When my husband and I are at a party, there comes a point where he catches my eye and gives me a look. I know exactly what that means: he’s ready to head for home. No words are needed.
Stuff happens in my classroom every day. Students tap on their desks, talk when they’re not supposed to, blurt out answers, make jokes at wrong times. My first response is to give them a look. It sounds simple, but the behavior usually stops (sometimes with a guilty grin).
This wouldn’t be the result if I had an antagonistic relationship with my students. Instead of a positive response, I’d hear, “What? I wasn’t doing anything!” or “Why are you always looking at me?” Maintaining a good relationship with teens is the key to better behavior and less defensiveness. When teens feel loved (or even liked), they can put up with necessary admonishment. But when they feel that an adult is out to get them, their default response is hostility, either outright or in a more passive-aggressive form.
A look can communicate more than one message. From my husband it means “Let’s go.” To my students it can say, “Cut it out,” or “Seriously?” But it can also be a form of positive interaction: “You get it, don’t you?” “Are you okay with this?” or even “Thanks.”
Teens appreciate the nonverbal communication because it’s less embarrassing than calling them out in front of their peers.

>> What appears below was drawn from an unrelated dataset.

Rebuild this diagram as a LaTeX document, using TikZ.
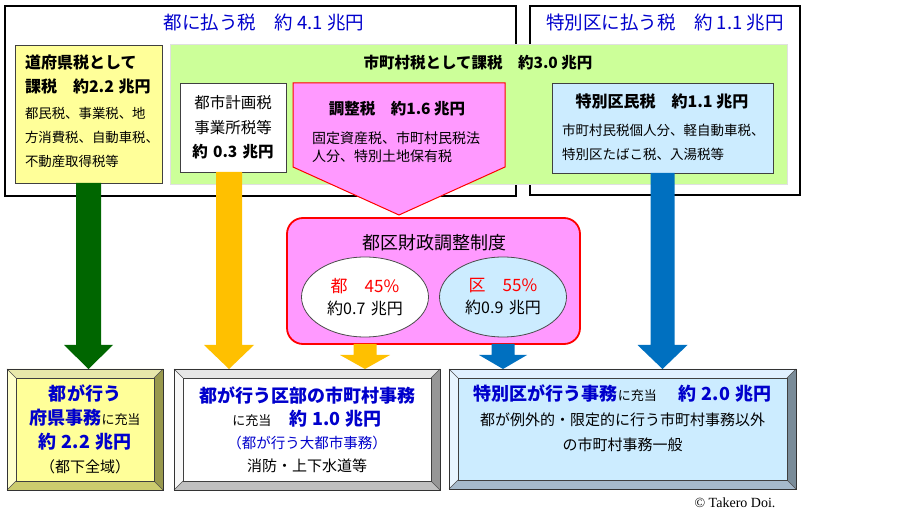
\documentclass[tikz,border=0pt]{standalone}
\usepackage{fontspec}
\setmainfont{Noto Sans CJK JP}
\newfontfamily\copyfont{Liberation Serif}
\usetikzlibrary{shapes.geometric}

\definecolor{titleblue}{RGB}{0,0,204}
\definecolor{paleyellow}{RGB}{255,255,153}
\definecolor{palegreen}{RGB}{204,255,153}
\definecolor{palepink}{RGB}{255,153,255}
\definecolor{paleblue}{RGB}{204,236,255}
\definecolor{arrowgreen}{RGB}{0,102,0}
\definecolor{arrowyellow}{RGB}{255,192,0}
\definecolor{arrowblue}{RGB}{0,112,192}
% bevel colours of the three bottom frames
\definecolor{ytop}{RGB}{232,232,170}
\definecolor{yleft}{RGB}{255,255,204}
\definecolor{yright}{RGB}{153,153,77}
\definecolor{ybottom}{RGB}{204,204,110}
\definecolor{wtop}{RGB}{230,230,230}
\definecolor{wleft}{RGB}{248,248,248}
\definecolor{wright}{RGB}{150,150,150}
\definecolor{wbottom}{RGB}{192,192,192}
\definecolor{btop}{RGB}{224,240,255}
\definecolor{bleft}{RGB}{232,245,255}
\definecolor{bright}{RGB}{122,140,153}
\definecolor{bbottom}{RGB}{166,186,204}

\newcommand{\bluehead}{\color{titleblue}\fontsize{18}{18}\selectfont\bfseries}
% node, top, left, right, bottom
\newcommand{\bevel}[5]{%
  \fill[#2] (#1.north west) -- (#1.north east) -- ([shift={(-9pt,-9pt)}]#1.north east) -- ([shift={(9pt,-9pt)}]#1.north west) -- cycle;
  \fill[#3] (#1.north west) -- ([shift={(9pt,-9pt)}]#1.north west) -- ([shift={(9pt,9pt)}]#1.south west) -- (#1.south west) -- cycle;
  \fill[#4] (#1.north east) -- ([shift={(-9pt,-9pt)}]#1.north east) -- ([shift={(-9pt,9pt)}]#1.south east) -- (#1.south east) -- cycle;
  \fill[#5] (#1.south west) -- ([shift={(9pt,9pt)}]#1.south west) -- ([shift={(-9pt,9pt)}]#1.south east) -- (#1.south east) -- cycle;
  \draw[black!70, line width=0.6pt] (#1.north west) -- ([shift={(9pt,-9pt)}]#1.north west)
    (#1.north east) -- ([shift={(-9pt,-9pt)}]#1.north east)
    (#1.south west) -- ([shift={(9pt,9pt)}]#1.south west)
    (#1.south east) -- ([shift={(-9pt,9pt)}]#1.south east);
  \draw[black!75, line width=0.7pt] ([shift={(9pt,-9pt)}]#1.north west) rectangle ([shift={(-9pt,9pt)}]#1.south east);
  \draw[black!80, line width=0.9pt] (#1.north west) rectangle (#1.south east);
}
% colour, from, to, shaft width, head width, head length
\newcommand{\blockarrow}[6]{%
  \fill[#1] ([xshift=-#4/2]#2) -- ([xshift=-#4/2, yshift=#6]#3) -- ([xshift=-#5/2, yshift=#6]#3) -- (#3)
    -- ([xshift=#5/2, yshift=#6]#3) -- ([xshift=#4/2, yshift=#6]#3) -- ([xshift=#4/2]#2) -- cycle;
}

\begin{document}
\begin{tikzpicture}[x=1pt, y=-1pt,
	every node/.style={inner sep=0pt, outer sep=0pt},
	outerbox/.style={draw=black, line width=1.5pt, fill=white},
	box/.style={draw=black!75, line width=0.8pt},
	frame/.style={fill=#1, minimum height=121pt},
	oval/.style={ellipse, draw=black!70, line width=0.8pt, minimum width=127pt, minimum height=80pt,
		text width=84pt, align=center, font=\fontsize{16}{22}\selectfont}]
\useasboundingbox (0,0) rectangle (897,518);

% taxes paid to Tokyo and to the wards
\node[outerbox, minimum width=511pt, minimum height=190pt] (tokyo) at (260.5,101) {};
\node[outerbox, minimum width=270pt, minimum height=189pt] (tokubetsu) at (665,100.5) {};
\node[text=titleblue, font=\fontsize{18.5}{18.5}\selectfont] (tokyotitle) at (264,23) {都に払う税　約 4.1 兆円};
\node[text=titleblue, font=\fontsize{18.5}{18.5}\selectfont] (tokubetsutitle) at (665,23) {特別区に払う税　約 1.1 兆円};

\node[fill=palegreen, draw=black!12, minimum width=617pt, minimum height=140pt] (shichoson) at (478.5,114) {};
\node[font=\fontsize{15.5}{15.5}\selectfont\bfseries] (shichosontitle) at (478,63) {市町村税として課税　約3.0 兆円};

\node[box, fill=paleyellow, minimum width=147pt, minimum height=138pt] (fuken) at (88.5,114) {};
\node[anchor=north west, text width=134pt, align=left, font=\fontsize{13.4}{24}\selectfont] (fukentext) at (25,55)
	{{\fontsize{16}{24}\selectfont\bfseries 道府県税として}\\{\fontsize{16}{24}\selectfont\bfseries 課税　約2.2 兆円}\\[2pt]
	都民税、事業税、地\\方消費税、自動車税、\\不動産取得税等};

\node[box, fill=white, minimum width=106pt, minimum height=89pt, text width=100pt, align=center,
	font=\fontsize{15.5}{24.5}\selectfont] (toshi) at (233,127.5)
	{都市計画税\\事業所税等\\{\bfseries 約 0.3 兆円}};

\draw[red, line width=1pt, fill=palepink] (293,83) -- (505,83) -- (505,167) -- (399,215) -- (293,167) -- cycle;
\node[font=\fontsize{15.5}{15.5}\selectfont\bfseries] (chouseititle) at (397,109) {調整税　約1.6 兆円};
\node[anchor=west, text width=185pt, align=left, font=\fontsize{14}{18}\selectfont] (chouseibody) at (312,147)
	{固定資産税、市町村民税法\\人分、特別土地保有税};

\node[box, fill=paleblue, minimum width=221pt, minimum height=90pt] (kumin) at (662.5,128) {};
\node[font=\fontsize{16}{16}\selectfont\bfseries] (kumintitle) at (662,101) {特別区民税　約1.1 兆円};
\node[anchor=west, text width=210pt, align=left, font=\fontsize{13.5}{24}\selectfont] (kuminbody) at (562,142)
	{市町村民税個人分、軽自動車税、\\特別区たばこ税、入湯税等};

% adjustment between Tokyo and the wards
\node[draw=red, line width=1.8pt, fill=palepink, rounded corners=16pt, minimum width=293pt, minimum height=126pt] (chosei) at (433.5,281) {};
\node[font=\fontsize{18}{18}\selectfont] (choseititle) at (434,243) {都区財政調整制度};
\node[oval, fill=white] (to) at (365,297) {{\fontsize{17}{22}\selectfont\color{red}都　45\%}\\約0.7 兆円};
\node[oval, fill=paleblue] (ku) at (503,297) {{\fontsize{17}{22}\selectfont\color{red}区　55\%}\\約0.9 兆円};

% what the money pays for
\node[frame=paleyellow, minimum width=156pt, text width=140pt, align=center, font=\fontsize{15}{24}\selectfont] (todo) at (85,429.5)
	{{\bluehead 都が行う}\\{\bluehead 府県事務}{\fontsize{13}{24}\selectfont に充当}\\{\bluehead 約 2.2 兆円}\\（都下全域）};
\bevel{todo}{ytop}{yleft}{yright}{ybottom}

\node[frame=white, minimum width=266pt, text width=248pt, align=center, font=\fontsize{15}{23}\selectfont] (kubu) at (307,429.5)
	{{\bluehead 都が行う区部の市町村事務}\\{\fontsize{13}{23}\selectfont に充当}\hspace{18pt}{\bluehead 約 1.0 兆円}\\
	{\color{titleblue}\fontsize{14.5}{23}\selectfont （都が行う大都市事務）}\\消防・上下水道等};
\bevel{kubu}{wtop}{wleft}{wright}{wbottom}

\node[frame=paleblue, minimum width=347pt, minimum height=120pt] (kujimu) at (622.5,429) {};
\bevel{kujimu}{btop}{bleft}{bright}{bbottom}
\node[text width=330pt, align=center, font=\fontsize{15}{25}\selectfont] (kujimutext) at (622.5,418)
	{{\bluehead 特別区が行う事務}{\fontsize{13}{25}\selectfont に充当}\hspace{22pt}{\bluehead 約 2.0 兆円}\\
	都が例外的・限定的に行う市町村事務以外\\の市町村事務一般};

% block arrows
\coordinate (greentip) at (fuken.south |- todo.north);
\coordinate (yellowtop) at ([xshift=-4pt]toshi.south);
\coordinate (yellowtip) at (yellowtop |- kubu.north);
\coordinate (bluetip) at (kumin.south |- kujimu.north);
\coordinate (totop) at (to |- chosei.south);
\coordinate (totip) at (to |- kubu.north);
\coordinate (kutop) at (ku |- chosei.south);
\coordinate (kutip) at (ku |- kujimu.north);
\blockarrow{arrowgreen}{fuken.south}{greentip}{25pt}{49pt}{24pt}
\blockarrow{arrowyellow}{yellowtop}{yellowtip}{26pt}{50pt}{24pt}
\blockarrow{arrowblue}{kumin.south}{bluetip}{24pt}{50pt}{24pt}
\blockarrow{arrowyellow}{totop}{totip}{23pt}{50pt}{14pt}
\blockarrow{arrowblue}{kutop}{kutip}{23pt}{48pt}{14pt}

\node[font=\copyfont\fontsize{14}{14}\selectfont] (copyright) at (735,503) {© Takero Doi.};
\end{tikzpicture}
\end{document}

It’s also relationship-building; it’s how they communicate with one another during class!
If your look is misunderstood or taken the wrong way–“I thought you were mad at me!”–just laugh and explain. That experience in itself can be another relationship builder: “Remember that time you were trying to tell me something and I was scared that I was doing something wrong?”
In order for looks to be effective (and understood), there first has to be a good relationship. Do what you can to stay connected, and you’ll find you can use your eyes more than your voice!